EXERCISE DETAILS — Begin with the first line of the listing and quote every line through the one containing "const seriesNames = ['Existence"; give only those lines.

# Start of DATASET CONTENT

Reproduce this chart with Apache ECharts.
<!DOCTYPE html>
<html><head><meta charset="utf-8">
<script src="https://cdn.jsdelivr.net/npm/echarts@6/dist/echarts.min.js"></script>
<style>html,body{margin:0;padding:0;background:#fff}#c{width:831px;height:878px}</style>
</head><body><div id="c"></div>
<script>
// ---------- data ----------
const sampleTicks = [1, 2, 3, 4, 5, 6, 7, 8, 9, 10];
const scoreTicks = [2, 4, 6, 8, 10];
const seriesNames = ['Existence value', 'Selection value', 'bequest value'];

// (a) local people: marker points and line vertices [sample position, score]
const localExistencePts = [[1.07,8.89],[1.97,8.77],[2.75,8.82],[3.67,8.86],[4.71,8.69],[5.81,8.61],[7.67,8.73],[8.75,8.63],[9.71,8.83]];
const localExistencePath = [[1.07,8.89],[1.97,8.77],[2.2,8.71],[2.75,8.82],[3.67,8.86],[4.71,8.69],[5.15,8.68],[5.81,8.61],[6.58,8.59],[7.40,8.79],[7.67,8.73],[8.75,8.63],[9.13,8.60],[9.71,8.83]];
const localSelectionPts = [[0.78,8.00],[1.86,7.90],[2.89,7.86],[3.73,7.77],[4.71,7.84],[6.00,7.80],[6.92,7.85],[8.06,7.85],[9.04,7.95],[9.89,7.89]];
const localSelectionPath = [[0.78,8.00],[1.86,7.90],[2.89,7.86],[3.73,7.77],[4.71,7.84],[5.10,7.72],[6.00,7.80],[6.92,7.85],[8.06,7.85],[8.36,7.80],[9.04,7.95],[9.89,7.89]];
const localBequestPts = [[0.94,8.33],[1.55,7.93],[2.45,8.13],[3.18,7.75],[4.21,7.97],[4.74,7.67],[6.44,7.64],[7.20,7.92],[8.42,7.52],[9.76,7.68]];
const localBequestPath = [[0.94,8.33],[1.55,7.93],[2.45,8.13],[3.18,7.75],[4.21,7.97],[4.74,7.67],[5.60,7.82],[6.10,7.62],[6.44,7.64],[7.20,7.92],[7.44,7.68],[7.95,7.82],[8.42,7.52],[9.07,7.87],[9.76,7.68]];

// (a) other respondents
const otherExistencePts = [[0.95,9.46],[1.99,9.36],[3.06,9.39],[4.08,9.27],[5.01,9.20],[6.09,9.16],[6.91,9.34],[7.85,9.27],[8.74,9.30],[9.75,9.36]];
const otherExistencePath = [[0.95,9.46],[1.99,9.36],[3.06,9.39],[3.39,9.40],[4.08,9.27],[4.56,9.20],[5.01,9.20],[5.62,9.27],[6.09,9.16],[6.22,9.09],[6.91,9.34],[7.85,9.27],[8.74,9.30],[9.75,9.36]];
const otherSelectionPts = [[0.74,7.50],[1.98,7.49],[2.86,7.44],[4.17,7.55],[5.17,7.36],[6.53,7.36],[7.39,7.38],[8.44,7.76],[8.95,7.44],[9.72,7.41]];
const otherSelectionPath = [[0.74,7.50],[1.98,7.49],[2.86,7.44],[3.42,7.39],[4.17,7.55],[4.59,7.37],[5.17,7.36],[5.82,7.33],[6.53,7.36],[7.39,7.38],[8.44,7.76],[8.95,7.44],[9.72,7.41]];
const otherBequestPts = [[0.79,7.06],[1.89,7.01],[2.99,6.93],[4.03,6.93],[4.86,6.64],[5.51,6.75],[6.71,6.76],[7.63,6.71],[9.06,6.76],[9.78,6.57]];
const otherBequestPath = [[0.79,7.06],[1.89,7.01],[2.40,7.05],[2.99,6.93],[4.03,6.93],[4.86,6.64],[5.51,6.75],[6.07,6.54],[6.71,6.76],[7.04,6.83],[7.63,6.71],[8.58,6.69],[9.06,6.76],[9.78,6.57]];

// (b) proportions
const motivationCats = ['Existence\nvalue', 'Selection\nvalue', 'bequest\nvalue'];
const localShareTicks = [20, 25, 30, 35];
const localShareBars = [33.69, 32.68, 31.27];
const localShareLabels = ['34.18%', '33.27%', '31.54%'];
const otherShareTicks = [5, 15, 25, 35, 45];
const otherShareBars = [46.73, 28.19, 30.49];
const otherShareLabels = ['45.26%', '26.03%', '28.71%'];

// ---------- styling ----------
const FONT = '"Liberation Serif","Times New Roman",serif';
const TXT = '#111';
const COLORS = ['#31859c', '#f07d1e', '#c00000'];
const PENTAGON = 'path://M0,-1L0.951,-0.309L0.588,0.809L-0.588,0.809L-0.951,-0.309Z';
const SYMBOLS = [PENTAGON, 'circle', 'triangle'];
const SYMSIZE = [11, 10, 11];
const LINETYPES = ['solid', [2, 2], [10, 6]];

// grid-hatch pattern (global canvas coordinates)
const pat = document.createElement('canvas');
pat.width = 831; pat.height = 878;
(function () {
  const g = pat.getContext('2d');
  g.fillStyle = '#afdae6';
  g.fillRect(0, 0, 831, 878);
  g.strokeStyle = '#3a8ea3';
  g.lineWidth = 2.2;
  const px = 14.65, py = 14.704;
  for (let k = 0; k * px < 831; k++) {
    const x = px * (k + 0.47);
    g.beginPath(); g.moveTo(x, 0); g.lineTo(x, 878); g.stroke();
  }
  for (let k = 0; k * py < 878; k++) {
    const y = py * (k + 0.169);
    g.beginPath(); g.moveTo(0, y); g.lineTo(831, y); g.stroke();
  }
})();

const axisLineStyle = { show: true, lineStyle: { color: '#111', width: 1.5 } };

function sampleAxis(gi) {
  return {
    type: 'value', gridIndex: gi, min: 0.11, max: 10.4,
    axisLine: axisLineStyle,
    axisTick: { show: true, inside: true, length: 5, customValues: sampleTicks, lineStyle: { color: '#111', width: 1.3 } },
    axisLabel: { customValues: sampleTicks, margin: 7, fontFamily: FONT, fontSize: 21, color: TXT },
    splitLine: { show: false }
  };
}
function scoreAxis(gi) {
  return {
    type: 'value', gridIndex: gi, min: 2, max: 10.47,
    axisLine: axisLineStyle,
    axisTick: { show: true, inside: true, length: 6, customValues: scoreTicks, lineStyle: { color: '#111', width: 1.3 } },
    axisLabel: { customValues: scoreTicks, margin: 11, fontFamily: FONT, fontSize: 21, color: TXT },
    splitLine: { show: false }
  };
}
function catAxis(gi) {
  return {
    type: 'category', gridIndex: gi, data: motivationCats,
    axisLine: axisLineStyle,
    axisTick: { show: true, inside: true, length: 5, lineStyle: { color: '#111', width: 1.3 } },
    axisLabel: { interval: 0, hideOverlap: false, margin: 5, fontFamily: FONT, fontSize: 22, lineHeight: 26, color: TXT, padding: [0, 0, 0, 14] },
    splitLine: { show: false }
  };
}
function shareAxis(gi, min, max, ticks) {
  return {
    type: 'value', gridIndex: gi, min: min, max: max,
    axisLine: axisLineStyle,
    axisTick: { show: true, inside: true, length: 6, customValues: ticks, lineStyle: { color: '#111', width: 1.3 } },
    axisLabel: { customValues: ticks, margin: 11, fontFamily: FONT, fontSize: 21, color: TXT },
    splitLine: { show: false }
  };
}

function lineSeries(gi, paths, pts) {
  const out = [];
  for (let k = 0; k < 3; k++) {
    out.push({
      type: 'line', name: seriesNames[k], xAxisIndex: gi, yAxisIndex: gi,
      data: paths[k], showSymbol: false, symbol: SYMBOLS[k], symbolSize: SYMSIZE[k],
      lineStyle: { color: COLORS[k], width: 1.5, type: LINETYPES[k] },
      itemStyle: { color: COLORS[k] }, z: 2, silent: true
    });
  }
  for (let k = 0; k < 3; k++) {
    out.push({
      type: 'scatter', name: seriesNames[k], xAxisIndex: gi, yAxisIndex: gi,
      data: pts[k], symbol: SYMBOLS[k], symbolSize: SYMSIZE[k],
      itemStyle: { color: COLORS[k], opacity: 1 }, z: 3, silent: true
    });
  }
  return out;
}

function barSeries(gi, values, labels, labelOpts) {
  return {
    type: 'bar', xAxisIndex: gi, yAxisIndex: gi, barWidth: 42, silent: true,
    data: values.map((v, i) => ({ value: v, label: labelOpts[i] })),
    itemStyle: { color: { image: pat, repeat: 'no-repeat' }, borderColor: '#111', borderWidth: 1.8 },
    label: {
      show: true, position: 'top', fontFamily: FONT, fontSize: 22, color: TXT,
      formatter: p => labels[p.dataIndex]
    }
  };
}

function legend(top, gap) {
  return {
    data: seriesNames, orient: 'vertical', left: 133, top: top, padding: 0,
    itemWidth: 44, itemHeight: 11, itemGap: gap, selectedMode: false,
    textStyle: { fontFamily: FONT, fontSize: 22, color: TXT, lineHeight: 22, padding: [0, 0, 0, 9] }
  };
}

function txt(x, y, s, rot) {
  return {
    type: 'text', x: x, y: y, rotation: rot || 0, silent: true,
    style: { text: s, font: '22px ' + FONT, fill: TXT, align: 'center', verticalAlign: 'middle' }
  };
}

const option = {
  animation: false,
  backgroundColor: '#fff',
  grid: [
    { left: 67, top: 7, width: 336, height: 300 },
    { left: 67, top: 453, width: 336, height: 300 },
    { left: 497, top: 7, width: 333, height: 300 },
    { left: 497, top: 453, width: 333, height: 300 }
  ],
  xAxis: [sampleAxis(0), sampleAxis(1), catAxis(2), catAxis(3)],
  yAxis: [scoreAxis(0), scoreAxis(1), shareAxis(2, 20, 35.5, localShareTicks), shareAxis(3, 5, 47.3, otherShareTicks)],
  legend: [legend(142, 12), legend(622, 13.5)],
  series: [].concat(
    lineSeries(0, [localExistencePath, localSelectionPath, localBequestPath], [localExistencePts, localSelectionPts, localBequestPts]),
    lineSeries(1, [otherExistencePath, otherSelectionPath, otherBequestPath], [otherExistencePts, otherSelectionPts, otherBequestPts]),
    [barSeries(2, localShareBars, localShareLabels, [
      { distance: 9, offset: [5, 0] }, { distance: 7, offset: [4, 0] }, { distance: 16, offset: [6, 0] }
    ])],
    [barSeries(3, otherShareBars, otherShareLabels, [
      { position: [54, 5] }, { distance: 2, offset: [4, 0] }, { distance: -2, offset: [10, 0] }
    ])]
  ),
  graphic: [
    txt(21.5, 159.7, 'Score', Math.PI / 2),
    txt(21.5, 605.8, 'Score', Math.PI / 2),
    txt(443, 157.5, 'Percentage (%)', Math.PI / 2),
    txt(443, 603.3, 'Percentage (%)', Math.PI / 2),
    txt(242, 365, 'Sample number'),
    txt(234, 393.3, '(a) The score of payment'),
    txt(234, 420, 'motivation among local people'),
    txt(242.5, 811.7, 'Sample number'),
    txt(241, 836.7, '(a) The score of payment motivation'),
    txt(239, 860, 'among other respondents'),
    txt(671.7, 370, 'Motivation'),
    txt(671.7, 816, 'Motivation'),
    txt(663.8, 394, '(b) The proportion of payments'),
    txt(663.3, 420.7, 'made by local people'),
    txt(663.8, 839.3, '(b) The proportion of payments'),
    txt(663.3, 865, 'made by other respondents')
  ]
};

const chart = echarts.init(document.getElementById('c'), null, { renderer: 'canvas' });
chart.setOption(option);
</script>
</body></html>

# End of DATASET CONTENT

EXERCISE SOLUTION —
Reproduce this chart with Apache ECharts.
<!DOCTYPE html>
<html><head><meta charset="utf-8">
<script src="https://cdn.jsdelivr.net/npm/echarts@6/dist/echarts.min.js"></script>
<style>html,body{margin:0;padding:0;background:#fff}#c{width:831px;height:878px}</style>
</head><body><div id="c"></div>
<script>
// ---------- data ----------
const sampleTicks = [1, 2, 3, 4, 5, 6, 7, 8, 9, 10];
const scoreTicks = [2, 4, 6, 8, 10];
const seriesNames = ['Existence value', 'Selection value', 'bequest value'];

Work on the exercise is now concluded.